TASK GOAL –
In your copy, leave out the pictures; write out all the data exactly.

COLLECTED MATERIAL –

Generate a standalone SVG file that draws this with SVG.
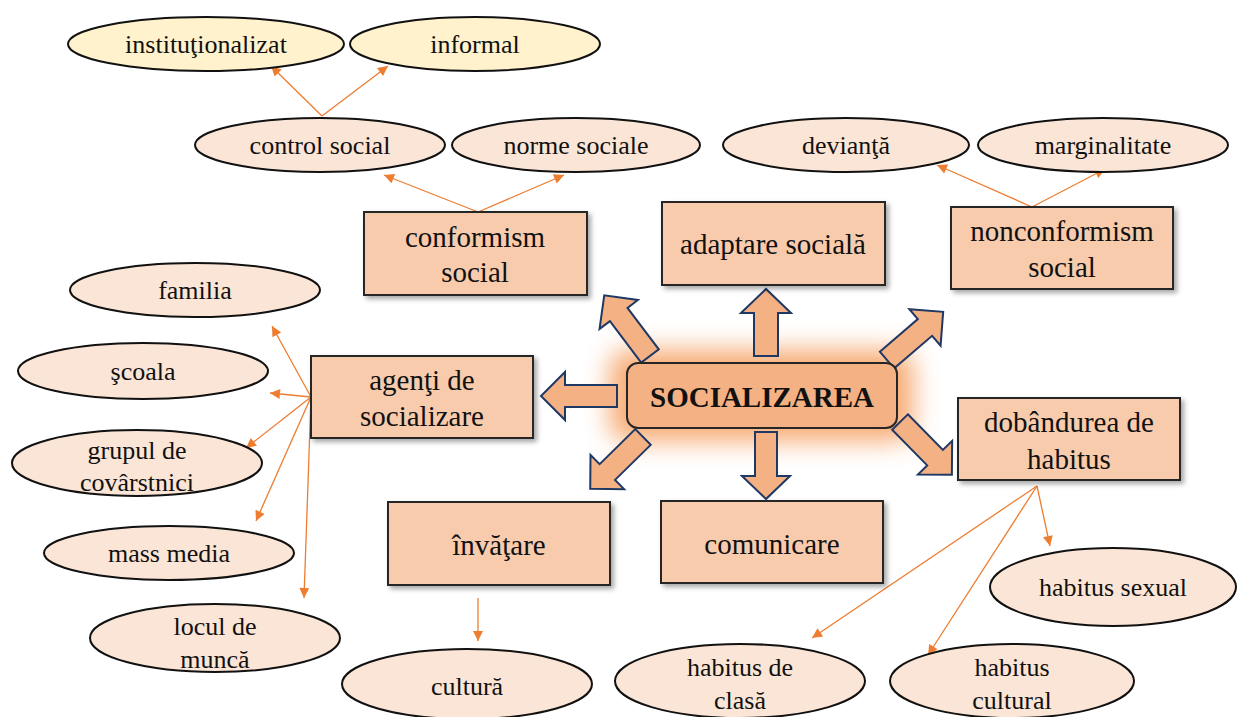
<svg xmlns="http://www.w3.org/2000/svg" width="1237" height="717" viewBox="0 0 1237 717">
<style>
text{font-family:"Liberation Serif","Times New Roman",serif;font-size:26px;fill:#111;text-anchor:middle}
.bt{font-size:29px}
.ell{fill:#fbe5d6;stroke:#111;stroke-width:2}
.yel{fill:#fff2cc;stroke:#111;stroke-width:2}
.box{fill:#f8cbad;stroke:#262626;stroke-width:2;filter:url(#sh)}
.ba{fill:#f4b183;stroke:#203864;stroke-width:2;stroke-linejoin:miter}
.con{stroke:#ed7d31;stroke-width:1.3;fill:none;marker-end:url(#ah)}
</style>
<defs>
<filter id="sh" x="-10%" y="-10%" width="130%" height="140%"><feDropShadow dx="3" dy="3" stdDeviation="2.5" flood-color="#000" flood-opacity="0.35"/></filter>
<filter id="glow" x="-40%" y="-100%" width="180%" height="300%"><feGaussianBlur stdDeviation="13"/></filter>
<marker id="ah" viewBox="0 0 10 10" refX="10" refY="5" markerWidth="12" markerHeight="10" markerUnits="userSpaceOnUse" orient="auto"><path d="M0,0 L10,5 L0,10 z" fill="#ed7d31"/></marker>
</defs>
<rect width="1237" height="717" fill="#fff"/>

<g id="connectors">
<line class="con" x1="322" y1="116" x2="271" y2="66"/>
<line class="con" x1="322" y1="116" x2="388" y2="66"/>
<line class="con" x1="478" y1="212" x2="384" y2="175"/>
<line class="con" x1="478" y1="212" x2="564" y2="175"/>
<line class="con" x1="1032" y1="207" x2="937" y2="165"/>
<line class="con" x1="1032" y1="207" x2="1105" y2="169"/>
<line class="con" x1="311" y1="397" x2="272" y2="326"/>
<line class="con" x1="311" y1="397" x2="270" y2="393"/>
<line class="con" x1="311" y1="397" x2="246" y2="448"/>
<line class="con" x1="311" y1="397" x2="256" y2="521"/>
<line class="con" x1="311" y1="397" x2="304" y2="598"/>
<line class="con" x1="478" y1="598" x2="478" y2="641"/>
<line class="con" x1="1037" y1="486" x2="1050" y2="546"/>
<line class="con" x1="1037" y1="486" x2="928" y2="655"/>
<line class="con" x1="1037" y1="486" x2="812" y2="638"/>
</g>

<g id="socializarea-glow">
<rect x="610" y="350" width="303" height="91" rx="18" fill="#f6a062" opacity="0.9" filter="url(#glow)"/>
</g>

<g id="block-arrows">
<path class="ba" transform="translate(766,356) rotate(-90)" d="M0,-12 L43,-12 L43,-25 L67,0 L43,25 L43,12 L0,12 Z"/>
<path class="ba" transform="translate(617,396) rotate(180)" d="M0,-11 L52,-11 L52,-24 L76,0 L52,24 L52,11 L0,11 Z"/>
<path class="ba" transform="translate(766,432) rotate(90)" d="M0,-11 L44,-11 L44,-24 L67,0 L44,24 L44,11 L0,11 Z"/>
<path class="ba" transform="translate(650,356) rotate(-127)" d="M0,-11 L52,-11 L52,-24 L76,0 L52,24 L52,11 L0,11 Z"/>
<path class="ba" transform="translate(887,360) rotate(-40.6)" d="M0,-11 L50,-11 L50,-24 L74,0 L50,24 L50,11 L0,11 Z"/>
<path class="ba" transform="translate(643,437) rotate(135.5)" d="M0,-11 L50,-11 L50,-24 L74,0 L50,24 L50,11 L0,11 Z"/>
<path class="ba" transform="translate(900,422) rotate(45.5)" d="M0,-11 L50,-11 L50,-24 L74,0 L50,24 L50,11 L0,11 Z"/>
</g>

<g id="socializarea">
<rect x="627" y="363" width="270" height="65" rx="11" fill="#f4b183" stroke="#262626" stroke-width="2"/>
<text x="762" y="407" style="font-size:29px;font-weight:bold">SOCIALIZAREA</text>
</g>

<g id="institutionalizat"><ellipse class="yel" cx="206" cy="44" rx="138" ry="27"/><text x="206" y="53">instituţionalizat</text></g>
<g id="informal"><ellipse class="yel" cx="475" cy="44" rx="125" ry="27"/><text x="475" y="53">informal</text></g>
<g id="control-social"><ellipse class="ell" cx="320" cy="145" rx="125" ry="27"/><text x="320" y="154">control social</text></g>
<g id="norme-sociale"><ellipse class="ell" cx="576" cy="145" rx="124" ry="27"/><text x="576" y="154">norme sociale</text></g>
<g id="devianta"><ellipse class="ell" cx="846" cy="145" rx="123" ry="27"/><text x="846" y="154">devianţă</text></g>
<g id="marginalitate"><ellipse class="ell" cx="1103" cy="145" rx="125" ry="27"/><text x="1103" y="154">marginalitate</text></g>

<g id="conformism"><rect class="box" x="364" y="212" width="223" height="83"/><text class="bt" x="475" y="247">conformism</text><text class="bt" x="475" y="282">social</text></g>
<g id="adaptare"><rect class="box" x="662" y="202" width="223" height="83"/><text class="bt" x="773" y="254">adaptare socială</text></g>
<g id="nonconformism"><rect class="box" x="951" y="207" width="222" height="82"/><text class="bt" x="1062" y="241">nonconformism</text><text class="bt" x="1062" y="277">social</text></g>
<g id="agenti"><rect class="box" x="311" y="356" width="222" height="82"/><text class="bt" x="422" y="390">agenţi de</text><text class="bt" x="422" y="426">socializare</text></g>
<g id="dobandurea"><rect class="box" x="958" y="398" width="222" height="82"/><text class="bt" x="1069" y="432">dobândurea de</text><text class="bt" x="1069" y="469">habitus</text></g>
<g id="invatare"><rect class="box" x="388" y="502" width="222" height="83"/><text class="bt" x="499" y="555">învăţare</text></g>
<g id="comunicare"><rect class="box" x="661" y="501" width="222" height="82"/><text class="bt" x="772" y="554">comunicare</text></g>

<g id="familia"><ellipse class="ell" cx="195" cy="290" rx="125" ry="27"/><text x="195" y="299">familia</text></g>
<g id="scoala"><ellipse class="ell" cx="143" cy="371" rx="125" ry="28"/><text x="143" y="380">şcoala</text></g>
<g id="grupul"><ellipse class="ell" cx="137" cy="463" rx="125" ry="33"/><text x="137" y="459">grupul de</text><text x="137" y="491">covârstnici</text></g>
<g id="mass-media"><ellipse class="ell" cx="169" cy="553" rx="125" ry="27"/><text x="169" y="562">mass media</text></g>
<g id="locul"><ellipse class="ell" cx="215" cy="638" rx="125" ry="34"/><text x="215" y="635">locul de</text><text x="215" y="668">muncă</text></g>
<g id="cultura"><ellipse class="ell" cx="467" cy="684" rx="125" ry="35"/><text x="467" y="695">cultură</text></g>
<g id="habitus-clasa"><ellipse class="ell" cx="740" cy="681" rx="125" ry="37"/><text x="740" y="676">habitus de</text><text x="740" y="709">clasă</text></g>
<g id="habitus-cultural"><ellipse class="ell" cx="1012" cy="681" rx="122" ry="37"/><text x="1012" y="676">habitus</text><text x="1012" y="709">cultural</text></g>
<g id="habitus-sexual"><ellipse class="ell" cx="1113" cy="587" rx="123" ry="39"/><text x="1113" y="596">habitus sexual</text></g>
</svg>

FINAL RESULT –
Generate a standalone SVG file that draws this with SVG.
<svg xmlns="http://www.w3.org/2000/svg" width="1237" height="717" viewBox="0 0 1237 717">
<style>
text{font-family:"Liberation Serif","Times New Roman",serif;font-size:26px;fill:#111;text-anchor:middle}
.bt{font-size:29px}
.ell{fill:#fbe5d6;stroke:#111;stroke-width:2}
.yel{fill:#fff2cc;stroke:#111;stroke-width:2}
.box{fill:#f8cbad;stroke:#262626;stroke-width:2;filter:url(#sh)}
.ba{fill:#f4b183;stroke:#203864;stroke-width:2;stroke-linejoin:miter}
.con{stroke:#ed7d31;stroke-width:1.3;fill:none;marker-end:url(#ah)}
</style>
<defs>
<filter id="sh" x="-10%" y="-10%" width="130%" height="140%"><feDropShadow dx="3" dy="3" stdDeviation="2.5" flood-color="#000" flood-opacity="0.35"/></filter>
<filter id="glow" x="-40%" y="-100%" width="180%" height="300%"><feGaussianBlur stdDeviation="13"/></filter>
<marker id="ah" viewBox="0 0 10 10" refX="10" refY="5" markerWidth="12" markerHeight="10" markerUnits="userSpaceOnUse" orient="auto"><path d="M0,0 L10,5 L0,10 z" fill="#ed7d31"/></marker>
</defs>
<rect width="1237" height="717" fill="#fff"/>

<g id="connectors">
<line class="con" x1="322" y1="116" x2="271" y2="66"/>
<line class="con" x1="322" y1="116" x2="388" y2="66"/>
<line class="con" x1="478" y1="212" x2="384" y2="175"/>
<line class="con" x1="478" y1="212" x2="564" y2="175"/>
<line class="con" x1="1032" y1="207" x2="937" y2="165"/>
<line class="con" x1="1032" y1="207" x2="1105" y2="169"/>
<line class="con" x1="311" y1="397" x2="272" y2="326"/>
<line class="con" x1="311" y1="397" x2="270" y2="393"/>
<line class="con" x1="311" y1="397" x2="246" y2="448"/>
<line class="con" x1="311" y1="397" x2="256" y2="521"/>
<line class="con" x1="311" y1="397" x2="304" y2="598"/>
<line class="con" x1="478" y1="598" x2="478" y2="641"/>
<line class="con" x1="1037" y1="486" x2="1050" y2="546"/>
<line class="con" x1="1037" y1="486" x2="928" y2="655"/>
<line class="con" x1="1037" y1="486" x2="812" y2="638"/>
</g>

<g id="socializarea-glow">
<rect x="610" y="350" width="303" height="91" rx="18" fill="#f6a062" opacity="0.9" filter="url(#glow)"/>
</g>

<g id="block-arrows">
<path class="ba" transform="translate(766,356) rotate(-90)" d="M0,-12 L43,-12 L43,-25 L67,0 L43,25 L43,12 L0,12 Z"/>
<path class="ba" transform="translate(617,396) rotate(180)" d="M0,-11 L52,-11 L52,-24 L76,0 L52,24 L52,11 L0,11 Z"/>
<path class="ba" transform="translate(766,432) rotate(90)" d="M0,-11 L44,-11 L44,-24 L67,0 L44,24 L44,11 L0,11 Z"/>
<path class="ba" transform="translate(650,356) rotate(-127)" d="M0,-11 L52,-11 L52,-24 L76,0 L52,24 L52,11 L0,11 Z"/>
<path class="ba" transform="translate(887,360) rotate(-40.6)" d="M0,-11 L50,-11 L50,-24 L74,0 L50,24 L50,11 L0,11 Z"/>
<path class="ba" transform="translate(643,437) rotate(135.5)" d="M0,-11 L50,-11 L50,-24 L74,0 L50,24 L50,11 L0,11 Z"/>
<path class="ba" transform="translate(900,422) rotate(45.5)" d="M0,-11 L50,-11 L50,-24 L74,0 L50,24 L50,11 L0,11 Z"/>
</g>

<g id="socializarea">
<rect x="627" y="363" width="270" height="65" rx="11" fill="#f4b183" stroke="#262626" stroke-width="2"/>
<text x="762" y="407" style="font-size:29px;font-weight:bold">SOCIALIZAREA</text>
</g>

<g id="institutionalizat"><ellipse class="yel" cx="206" cy="44" rx="138" ry="27"/><text x="206" y="53">instituţionalizat</text></g>
<g id="informal"><ellipse class="yel" cx="475" cy="44" rx="125" ry="27"/><text x="475" y="53">informal</text></g>
<g id="control-social"><ellipse class="ell" cx="320" cy="145" rx="125" ry="27"/><text x="320" y="154">control social</text></g>
<g id="norme-sociale"><ellipse class="ell" cx="576" cy="145" rx="124" ry="27"/><text x="576" y="154">norme sociale</text></g>
<g id="devianta"><ellipse class="ell" cx="846" cy="145" rx="123" ry="27"/><text x="846" y="154">devianţă</text></g>
<g id="marginalitate"><ellipse class="ell" cx="1103" cy="145" rx="125" ry="27"/><text x="1103" y="154">marginalitate</text></g>

<g id="conformism"><rect class="box" x="364" y="212" width="223" height="83"/><text class="bt" x="475" y="247">conformism</text><text class="bt" x="475" y="282">social</text></g>
<g id="adaptare"><rect class="box" x="662" y="202" width="223" height="83"/><text class="bt" x="773" y="254">adaptare socială</text></g>
<g id="nonconformism"><rect class="box" x="951" y="207" width="222" height="82"/><text class="bt" x="1062" y="241">nonconformism</text><text class="bt" x="1062" y="277">social</text></g>
<g id="agenti"><rect class="box" x="311" y="356" width="222" height="82"/><text class="bt" x="422" y="390">agenţi de</text><text class="bt" x="422" y="426">socializare</text></g>
<g id="dobandurea"><rect class="box" x="958" y="398" width="222" height="82"/><text class="bt" x="1069" y="432">dobândurea de</text><text class="bt" x="1069" y="469">habitus</text></g>
<g id="invatare"><rect class="box" x="388" y="502" width="222" height="83"/><text class="bt" x="499" y="555">învăţare</text></g>
<g id="comunicare"><rect class="box" x="661" y="501" width="222" height="82"/><text class="bt" x="772" y="554">comunicare</text></g>

<g id="familia"><ellipse class="ell" cx="195" cy="290" rx="125" ry="27"/><text x="195" y="299">familia</text></g>
<g id="scoala"><ellipse class="ell" cx="143" cy="371" rx="125" ry="28"/><text x="143" y="380">şcoala</text></g>
<g id="grupul"><ellipse class="ell" cx="137" cy="463" rx="125" ry="33"/><text x="137" y="459">grupul de</text><text x="137" y="491">covârstnici</text></g>
<g id="mass-media"><ellipse class="ell" cx="169" cy="553" rx="125" ry="27"/><text x="169" y="562">mass media</text></g>
<g id="locul"><ellipse class="ell" cx="215" cy="638" rx="125" ry="34"/><text x="215" y="635">locul de</text><text x="215" y="668">muncă</text></g>
<g id="cultura"><ellipse class="ell" cx="467" cy="684" rx="125" ry="35"/><text x="467" y="695">cultură</text></g>
<g id="habitus-clasa"><ellipse class="ell" cx="740" cy="681" rx="125" ry="37"/><text x="740" y="676">habitus de</text><text x="740" y="709">clasă</text></g>
<g id="habitus-cultural"><ellipse class="ell" cx="1012" cy="681" rx="122" ry="37"/><text x="1012" y="676">habitus</text><text x="1012" y="709">cultural</text></g>
<g id="habitus-sexual"><ellipse class="ell" cx="1113" cy="587" rx="123" ry="39"/><text x="1113" y="596">habitus sexual</text></g>
</svg>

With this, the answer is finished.